Jaya Sri (), are a Sri Lankan reggae duo consisting of Rohitha Jayalath and Rohan Jayalath, who are twins along with five more members to form full band. Considered one of the most commercially successful music duos in Sri Lanka, Jaya Sri has received global success in many European countries particularly with their literal mixed reggae, hip hop style modern infusion in taking Western and Sinhala music.

Personal life
They were born in Nattandiya, Sri Lanka. Rohitha is three hours older than Rohan. His father Maktildes Jayalath was also a musician. They completed both O/L and A/L education from Maris Stella College, Negombo.

Musical career
When the twins are at montessori age, their grandfather Eusabius Subasinha presented them with two guitars. This has led them to master the different levels of music since very little age. Then they also joined the school band with two Marist brothers. While doing A/Ls, they started to form the band and perform professionally. Then they formed the first band called 'Serendib' which was managed by their father. The band performed in the entire tourist hotel circuit in Negombo area.

After completing education, Rohitha migrated to Austria, Vienna in 1989 to complete his Architectural studies at the University of Fine Arts Vienna. Two years later in 1991, brother Rohan also migrated to Austria and formed the band again. During this period, they were able to perfect their music careers. In 1992–93, the duo signed with Sony Music Europe and made the first ever project CON-DOM with its singles. Finally they entered in European Charts as the first ever Sri Lankans to be in 20 countries selling charts. With this boost, they started to perform with many international bands and toured around the world.

Meanwhile, the duo made many changes with many such music projects including JAYA3, Decadance, Rootsman band, Banditos Bonitos and Global Deejays- Ravers on Dope. Later in 1999, the duo made the musical band 'Jaya Sri'. Meanwhile, Rohitha made a 7-member World Reggae Band which is based in Europe, Vienna and Austria, where the band members are drawn from three continents Asia, Africa, Europe. The band included Aruna Lian (lead guitar) Sumal (drums), Moses (percussion) and Parvesh (keyboards) with Rohitha and Rohan. Later Aruna left the group for personal reasons and replaced by Mathias Kouba and then with Bidu and Herb (lead guitar). In 2003, Jaya Sri were awarded with the Austrian World Music Award and the Austrian Grammy Amadeus for Ravers on Dope (Global Deejays) best dance single. In 2004, they performed in the Vienna City Festival with many international bands on stage including Habib Koité, Bongo Maffin and Tatro Trono. In early June 2004, the band was featured along with the Reggae musician Alpha Blondy and Solar System at the annual Reggae Mountain Festival held in the Alps mountain region Tirol in Austria. This "We Remember Bob Marley Tour' featured other reggae singers such as Exodus, P.A.T. Yardman, Anthony Cox and Inna Valle.
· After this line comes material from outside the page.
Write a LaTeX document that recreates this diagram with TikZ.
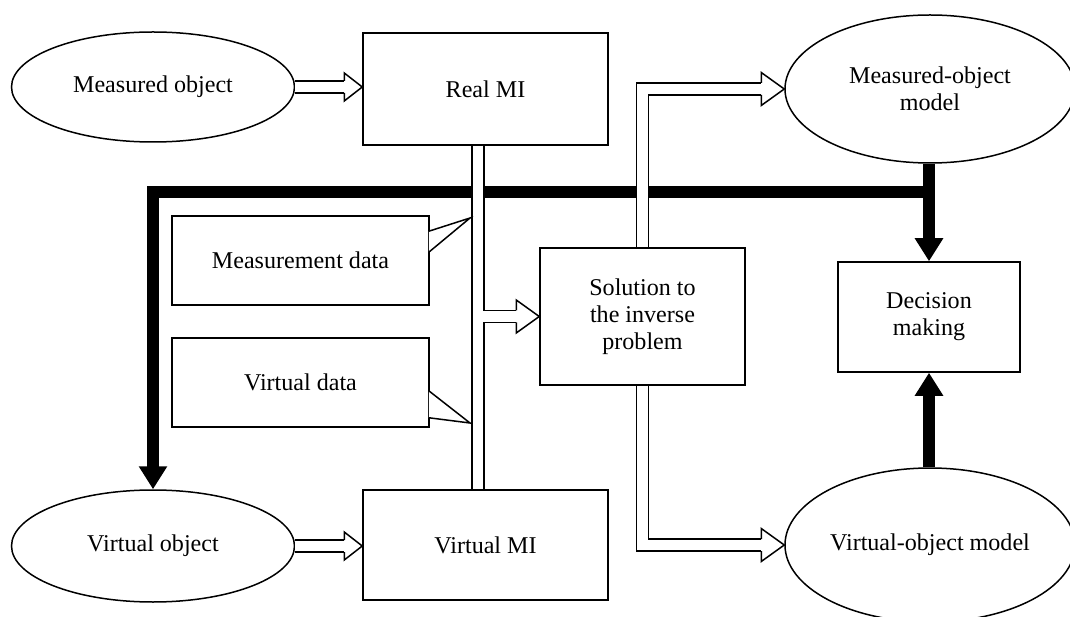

In May 2005, they flew into Paris to perform at the Tsunami Aid Concert organized by the Negombo Association in France to make charity funds for people affected by 2004 Tsunami tragedy in Sri Lanka. In mid 2005, they made concerts at Summer Akadamy Festival in Europe, the Greifenstein Openair and The Asian Night. In late 2005, the band made tours to Italy, Germany, Cyprus, South Korea and Canada and the States in October–November organized by Entertainment Unlimited Toronto, Canada. Along with full band, they returned Sri Lanka three times and performed at Rock Meets Reggae Concert. In 2008, Jayasri concerts were held at Fest der Begegnung' Cultural festival in St. Polten, 'Afrika Festival' in August in Vienna's Danube island where they toured with 'Saamaya-Peace Tour’ Summer Festivals around the Mediterranean.

In the coming years, Jaya Sri made four commercially successful albums with many hits. Meanwhile, they returned Sri Lanka for many musical projects where they composed many theme songs for films and teledramas such as Boodee Keerthisena's film Mille Soya, Pitasakwala Kumarayai Pancho Hathai, Nimnayaka Hudekalawa, Sathya, Rumassala, Oscar nominated Uberto Pasolini's film Machan, Chamara Janaraj Peiris's television serials Piyavi, Raahu. In international arena, they made successful hits with renowned artists and bands such as Ziggy Marley, UB40, Third World, Jimmy Cliff, Inner Circle, Don Carlos, Shaggy, Soft Cell, The Temptations, Alpha Blondy, Falco, La Bouche and Gentleman.

In 2010, the band performed in Europe's biggest festivals and venues such as Reggaejam, Summerjam, Ebreichsdorf Reggae Festival, Afrika Tage - African days, Africult Open Air, Donauinselfest in Austria, Germany and Italy. During these musical shows, they collaboated with the international artists such as The Wailers, Damian Marley, Angélique Kidjo, Marla Glen, Hans Söllner and Eliah Prophet. In the same year, some original songs of Jayasri such as 'Mother Earth' and 'Situkuamriye' were selected for the World Music Compilation CD 'Migrant Music Vienna' which was distributed by Lotus Records Worldwide. In 2016, they released the international music album 'Love' with 15 solo hits. On 27 October 2016, Jaya Sri and Chitral Somapala together with Xotic band performed “Feel Sri Lanka 2016”, the First Single Country Exhibition happening in Maldives. The event took place at Male City Alimas Carnival Stage Open air and on October 28 at Huduranfushi Island Resort.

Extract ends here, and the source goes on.